By Florence Tan

SINGAPORE (Reuters) – Oil prices edged up in early trade on Monday, supported by forecasts of a supply deficit stemming from peak summer fuel consumption and OPEC+ cuts in the third quarter, although global economic headwinds and rising non-OPEC+ output capped gains.

Brent crude futures rose 16 cents, or 0.2%, to $85.16 a barrel by 0032 GMT, while U.S. West Texas Intermediate crude futures were at $81.71 a barrel, up 17 cents, or 0.2%.

Both contracts gained around 6% in June, with Brent has settling above $85 a barrel in the past two weeks, after the Organization of the Petroleum Exporting Countries and their allies, a group known as OPEC+, extended most of its deep oil output cuts well into 2025.

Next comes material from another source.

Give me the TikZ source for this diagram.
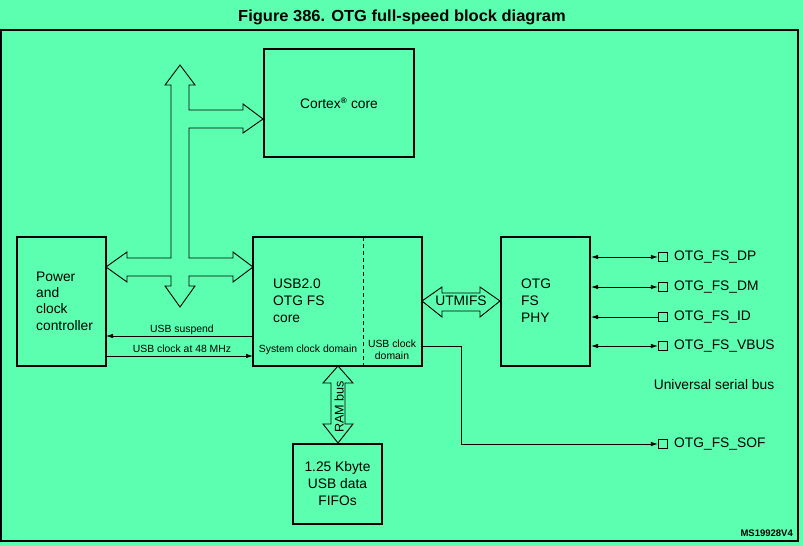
\documentclass[tikz,border=0pt]{standalone}
\usepackage{fontspec}
\setmainfont{Liberation Sans}
\usetikzlibrary{arrows.meta}
\definecolor{bg}{RGB}{92,255,176}
\tikzset{
  box/.style={draw=black, line width=1.4pt},
  blockarrow/.style={draw=black, line width=0.9pt, fill=bg, line join=miter},
  wire/.style={draw=black, line width=0.8pt},
  tip/.style={-{Latex[length=7pt,width=4.5pt]}},
  both/.style={{Latex[length=7pt,width=4.5pt]}-{Latex[length=7pt,width=4.5pt]}},
  pin/.style={draw=black, line width=1.3pt, minimum size=9pt, inner sep=0pt, fill=bg},
  lbl/.style={font=\fontsize{13.8}{17}\selectfont, inner sep=0pt},
  small/.style={font=\fontsize{10.4}{12}\selectfont, inner sep=0pt},
}
\begin{document}
\begin{tikzpicture}[x=1pt,y=-1pt]
\fill[bg] (0,0) rectangle (803,546);
\useasboundingbox (0,0) rectangle (803,546);
% title
\node[inner sep=0pt, font=\bfseries\fontsize{16}{18}\selectfont] (title) at (402,17) {\scalebox{1.03}[1]{Figure 386. OTG full-speed block diagram}};
% frame
\draw[line width=1.2pt] (1,30) rectangle (798,541);
% boxes
\node[box, minimum width=150pt, minimum height=108pt] (cortex) at (339,103) {};
\node[lbl] (cortext) at (cortex.center) {Cortex\textsuperscript{\fontsize{8}{8}\selectfont\bfseries ®} core};
\node[box, minimum width=89pt, minimum height=129pt] (power) at (61.5,301.5) {};
\node[lbl, align=left, anchor=west, font=\fontsize{13.8}{16.3}\selectfont] (powertext) at (36,301) {Power\\and\\clock\\controller};
\node[box, minimum width=169pt, minimum height=129pt] (core) at (337.5,301.5) {};
\node[lbl, align=left, anchor=west] (coretext) at (273,301) {USB2.0\\OTG FS\\core};
\draw[line width=0.8pt, dash pattern=on 4pt off 3pt] (363,237) coordinate (dtop) -- (363,366) coordinate (dbot);
\node[small] (sysclk) at (308,350) {System clock domain};
\node[small, align=center, font=\fontsize{10.4}{12}\selectfont] (usbclk) at (392,350) {USB clock\\domain};
\node[box, minimum width=89pt, minimum height=129pt] (phy) at (545.5,301.5) {};
\node[lbl, align=left, anchor=west] (phytext) at (521,301) {OTG\\FS\\PHY};
\node[box, minimum width=89pt, minimum height=80pt] (fifo) at (337.5,484) {};
\node[lbl, align=center] (fifotext) at (fifo.center) {1.25 Kbyte\\USB data\\FIFOs};
% system bus cross arrow
\draw[blockarrow] (180,65) -- (195,85) -- (189,85) -- (189,110) -- (243,110) -- (243,104) -- (263,119) -- (243,133) -- (243,128) -- (189,128) -- (189,258) -- (233,258) -- (233,252) -- (253,267) -- (233,282) -- (233,276) -- (189,276) -- (189,286) -- (195,286) -- (180,307) -- (165,286) -- (171,286) -- (171,276) -- (127,276) -- (127,282) -- (106,267) -- (127,252) -- (127,258) -- (171,258) -- (171,85) -- (165,85) -- cycle;
% UTMIFS arrow
\draw[blockarrow] (422,301) -- (442,287) -- (442,293) -- (480,293) -- (480,287) -- (500,301) -- (480,317) -- (480,311) -- (442,311) -- (442,317) -- cycle;
\node[lbl] (utmi) at (461,301) {UTMIFS};
% RAM bus arrow
\draw[blockarrow] (338,366) -- (353,383) -- (345,383) -- (345,424) -- (353,424) -- (338,443) -- (323,424) -- (331,424) -- (331,383) -- (323,383) -- cycle;
\node[lbl, rotate=90, font=\fontsize{12.6}{14}\selectfont] (ram) at (339,407) {RAM bus};
% power/clock signals
\coordinate (susS) at (253,336);
\coordinate (susE) at (106,336);
\draw[wire, tip] (susS) -- (susE);
\node[small, anchor=base] (suslbl) at (182,332) {USB suspend};
\coordinate (clkS) at (106,356);
\coordinate (clkE) at (253,356);
\draw[wire, tip] (clkS) -- (clkE);
\node[small, anchor=base] (clklbl) at (182,352) {USB clock at 48 MHz};
% pins
\foreach \n/\y/\t in {dp/257/OTG\_FS\_DP, dm/287/OTG\_FS\_DM, id/317/OTG\_FS\_ID, vbus/346/OTG\_FS\_VBUS, sof/444/OTG\_FS\_SOF} {
  \node[pin] (p\n) at (663,\y) {};
  \node[lbl, anchor=west] (t\n) at (674,\y) {\t};
}
\draw[wire, both] (591,257) -- (pdp.west);
\draw[wire, both] (591,287) -- (pdm.west);
\draw[wire, {Latex[length=7pt,width=4.5pt]}-] (591,317) -- (pid.west);
\draw[wire, both] (591,346) -- (pvbus.west);
\coordinate (sofS) at (422,346);
\draw[wire, tip] (sofS) -- (461,346) -- (461,444) -- (psof.west);
\node[lbl] (usb) at (714,385) {Universal serial bus};
\node[inner sep=0pt, anchor=east, font=\bfseries\fontsize{9.5}{10}\selectfont] (ms) at (793,533) {MS19928V4};
\end{tikzpicture}
\end{document}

That led analysts to forecast supply deficits in the third quarter as transportation and air-conditioning demand during summer draw down fuel stockpiles.

Hopes of an interest rate cut by the U.S. Federal Reserve and rising geopolitical concerns in Europe and between Israel and Lebanon’s Hezbollah have also kept a floor under prices, IG analyst Tony Sycamore said in a note.

WTI’s recent rally may extend towards $85 a barrel if prices remain above the 200-day moving average at $79.52, he said.

In the U.S., oil production and demand rose to a four-month high in April, according to the Energy Information Administration’s (EIA) Petroleum Supply Monthly report published on Friday.

Traders are watching out for the impact from hurricanes on oil and gas production and consumption in the Americas.

The Atlantic hurricane season started with Hurricane Beryl on Sunday. Beryl, the earliest Category 4 hurricane on record, headed toward the Caribbean’s Windward Islands where it is expected to bring life-threatening winds and flash flooding on Monday, the U.S. National Hurricane Center said.

In China, the latest manufacturing data did not bode well for oil demand in the world’s no.2 consumer and top crude importer.

China’s manufacturing activity fell for a second month in June while services activity slipped to a five-month low, an official survey showed on Sunday, keeping alive calls for further stimulus as the economy struggles to get back on its feet.